Das, was Ihnen der renommierte Gesundheits- und Sozialpolitiker Horst Seehofer ins Stammbuch schreibt, macht mehr als deutlich, was Ihr Kompromissvorschlag zu bedeuten hat. Minister Huber sagt dazu, dieses Konzept gelte als vorbildliche Linie der Partei. Ich frage Sie: Was ist denn bitteschön vorbildlich? Gleichzeitig sagt nämlich Norbert Blüm: „Das ist Murks.“
Da hat er Recht, und wo der gute Mann Recht hat, hat er Recht. Ich will es Ihnen an zwei Beispielen zeigen.

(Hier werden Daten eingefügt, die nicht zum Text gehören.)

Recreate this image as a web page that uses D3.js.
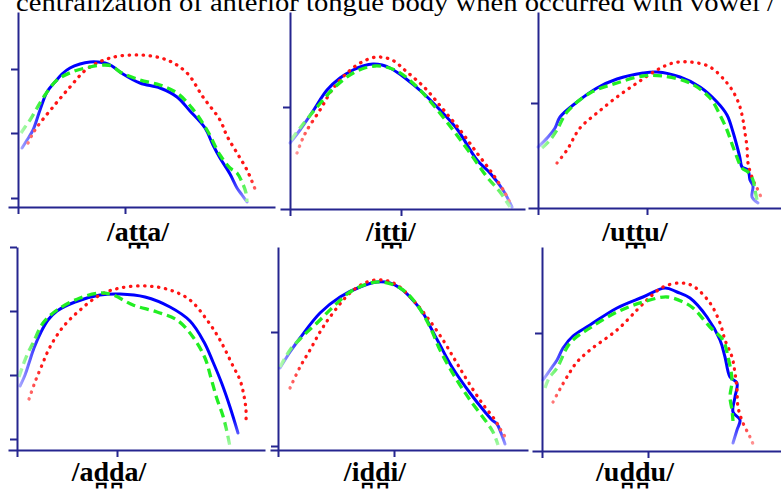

Ein Beispiel ist das Krankengeld. Dazu gibt es die Position des Herrn Seehofer, der sagt, in der Gesundheitsprämie von 109 Euro sei das Krankengeld nicht enthalten. Frau Ministerin Stewens behauptet recht forsch, das Krankengeld werde in die Belastungsgrenze von 7 % mit eingerechnet. Wer hat denn jetzt Recht, meine Damen und Herren? Der Fachmann Seehofer oder die Ministerin? Ich sage Ihnen, Herr Seehofer hat Recht, denn nach Ihrem Kompromiss sollen Krankengeld und Zahnersatz nicht über die Prämie finanziert werden. Vollkommen unklar ist, wie diese Finanzierung dann tatsächlich erfolgen soll.
Das zweite Beispiel ist die Mitversicherung der Kinder. Sie ist heute schon mehrfach angesprochen worden. Alle Kinder sind beitragsfrei mitversichert. Das klingt erst einmal gut. Dagegen kann man nichts haben. Aber: Auch die Kinder von privat Versicherten sind beitragsfrei versichert. Diejenigen, die meistens sehr gut verdienen und aus der Solidargemeinschaft der gesetzlichen Krankenversicherung ausgetreten sind,
müssen künftig für ihre Kinder keine Beiträge mehr an die PKV bezahlen. Finanziert werden diese Beiträge aus dem Bundeshaushalt, also über die Steuern. Das heißt, die Beiträge für die privat versicherten Kinder von Herrn Söder und von Frau Hohlmeier zahlen über die Steuern die Verkäuferin bei Aldi oder der Hausmeister hier in diesem Hohen Hause. Das kann es doch nicht sein, meine Damen und Herren.